• [WORK TO COMPLETE] Begin at the line containing "Reproduce this chart" in the entries below and end at the line containing "const bottom = 295;"; transcribe that range exactly and nothing outside it.
Start DATA LISTING
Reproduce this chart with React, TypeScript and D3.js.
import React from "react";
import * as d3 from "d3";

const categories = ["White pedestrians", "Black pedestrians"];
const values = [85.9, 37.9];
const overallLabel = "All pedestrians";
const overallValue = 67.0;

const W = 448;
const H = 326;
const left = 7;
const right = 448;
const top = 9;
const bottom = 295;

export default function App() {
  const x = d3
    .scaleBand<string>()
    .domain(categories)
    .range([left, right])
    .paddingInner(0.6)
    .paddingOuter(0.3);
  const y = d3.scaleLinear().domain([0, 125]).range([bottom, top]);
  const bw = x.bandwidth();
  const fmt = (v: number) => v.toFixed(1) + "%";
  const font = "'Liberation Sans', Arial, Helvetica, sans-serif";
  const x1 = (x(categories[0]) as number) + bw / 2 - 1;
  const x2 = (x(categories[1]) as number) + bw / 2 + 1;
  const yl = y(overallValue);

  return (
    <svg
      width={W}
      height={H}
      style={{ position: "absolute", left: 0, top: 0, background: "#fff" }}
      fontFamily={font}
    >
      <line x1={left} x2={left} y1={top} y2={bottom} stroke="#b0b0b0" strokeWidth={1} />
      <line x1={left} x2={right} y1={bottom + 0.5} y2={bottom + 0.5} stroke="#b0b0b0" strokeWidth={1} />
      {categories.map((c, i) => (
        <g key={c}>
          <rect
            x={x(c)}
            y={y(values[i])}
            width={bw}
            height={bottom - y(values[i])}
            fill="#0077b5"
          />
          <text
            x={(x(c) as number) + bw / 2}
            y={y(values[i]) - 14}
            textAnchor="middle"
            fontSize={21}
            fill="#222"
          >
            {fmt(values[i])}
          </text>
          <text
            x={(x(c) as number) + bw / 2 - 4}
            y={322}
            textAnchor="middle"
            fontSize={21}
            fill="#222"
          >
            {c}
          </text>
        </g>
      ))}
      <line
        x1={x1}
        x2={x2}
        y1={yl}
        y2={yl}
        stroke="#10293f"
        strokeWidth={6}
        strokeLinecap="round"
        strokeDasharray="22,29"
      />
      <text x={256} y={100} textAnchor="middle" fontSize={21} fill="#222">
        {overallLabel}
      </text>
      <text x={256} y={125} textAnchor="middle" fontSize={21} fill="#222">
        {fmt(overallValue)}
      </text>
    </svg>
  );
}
End DATA LISTING
Start DATA LISTING
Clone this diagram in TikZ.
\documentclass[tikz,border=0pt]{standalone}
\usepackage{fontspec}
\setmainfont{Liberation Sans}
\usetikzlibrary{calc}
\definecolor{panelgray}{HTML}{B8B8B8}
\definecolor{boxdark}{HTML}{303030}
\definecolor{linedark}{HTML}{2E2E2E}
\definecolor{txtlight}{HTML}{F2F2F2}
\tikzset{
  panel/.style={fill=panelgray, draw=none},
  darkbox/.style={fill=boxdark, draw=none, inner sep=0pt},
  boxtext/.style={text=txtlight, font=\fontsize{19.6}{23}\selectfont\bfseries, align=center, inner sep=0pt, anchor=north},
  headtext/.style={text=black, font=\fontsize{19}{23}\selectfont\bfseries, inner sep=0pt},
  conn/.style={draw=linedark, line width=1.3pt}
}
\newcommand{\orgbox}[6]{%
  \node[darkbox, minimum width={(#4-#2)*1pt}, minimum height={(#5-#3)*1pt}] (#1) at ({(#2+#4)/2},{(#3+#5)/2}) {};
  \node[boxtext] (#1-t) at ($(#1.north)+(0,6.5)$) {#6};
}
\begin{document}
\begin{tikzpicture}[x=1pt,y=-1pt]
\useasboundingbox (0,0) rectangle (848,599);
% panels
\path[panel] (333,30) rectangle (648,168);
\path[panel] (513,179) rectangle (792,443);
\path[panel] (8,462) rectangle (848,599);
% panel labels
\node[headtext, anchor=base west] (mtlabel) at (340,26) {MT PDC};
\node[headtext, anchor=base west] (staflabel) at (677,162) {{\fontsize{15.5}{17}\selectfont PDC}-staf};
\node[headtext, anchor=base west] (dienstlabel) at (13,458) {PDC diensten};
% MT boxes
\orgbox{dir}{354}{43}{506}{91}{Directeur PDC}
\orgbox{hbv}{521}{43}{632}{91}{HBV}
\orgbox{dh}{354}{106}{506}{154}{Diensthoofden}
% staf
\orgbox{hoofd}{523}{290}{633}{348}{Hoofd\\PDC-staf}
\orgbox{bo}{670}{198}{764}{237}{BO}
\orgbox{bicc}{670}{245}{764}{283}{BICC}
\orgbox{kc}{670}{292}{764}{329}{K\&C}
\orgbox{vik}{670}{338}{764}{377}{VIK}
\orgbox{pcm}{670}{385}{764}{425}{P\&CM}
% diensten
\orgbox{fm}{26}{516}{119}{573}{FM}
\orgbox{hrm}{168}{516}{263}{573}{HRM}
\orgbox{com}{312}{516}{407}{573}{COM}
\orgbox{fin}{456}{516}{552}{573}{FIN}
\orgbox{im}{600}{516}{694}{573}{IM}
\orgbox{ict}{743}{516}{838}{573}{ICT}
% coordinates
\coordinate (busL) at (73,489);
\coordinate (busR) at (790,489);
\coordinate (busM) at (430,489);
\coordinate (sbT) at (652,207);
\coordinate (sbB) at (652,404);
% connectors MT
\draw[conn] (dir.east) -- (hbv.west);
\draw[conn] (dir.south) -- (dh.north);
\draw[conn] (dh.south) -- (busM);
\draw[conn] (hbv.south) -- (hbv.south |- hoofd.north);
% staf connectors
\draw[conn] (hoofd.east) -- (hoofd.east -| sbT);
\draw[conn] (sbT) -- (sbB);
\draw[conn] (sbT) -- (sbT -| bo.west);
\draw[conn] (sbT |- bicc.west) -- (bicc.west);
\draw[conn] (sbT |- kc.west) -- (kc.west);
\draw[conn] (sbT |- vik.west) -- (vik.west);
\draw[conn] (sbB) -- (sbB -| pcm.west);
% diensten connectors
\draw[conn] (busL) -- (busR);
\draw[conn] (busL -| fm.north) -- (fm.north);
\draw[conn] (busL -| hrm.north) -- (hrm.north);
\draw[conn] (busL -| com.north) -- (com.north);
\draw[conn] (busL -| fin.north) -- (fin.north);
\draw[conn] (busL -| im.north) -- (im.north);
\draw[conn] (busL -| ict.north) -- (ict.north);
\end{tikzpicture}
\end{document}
End DATA LISTING
• [SOLUTION BELOW]
Reproduce this chart with React, TypeScript and D3.js.
import React from "react";
import * as d3 from "d3";

const categories = ["White pedestrians", "Black pedestrians"];
const values = [85.9, 37.9];
const overallLabel = "All pedestrians";
const overallValue = 67.0;

const W = 448;
const H = 326;
const left = 7;
const right = 448;
const top = 9;
const bottom = 295;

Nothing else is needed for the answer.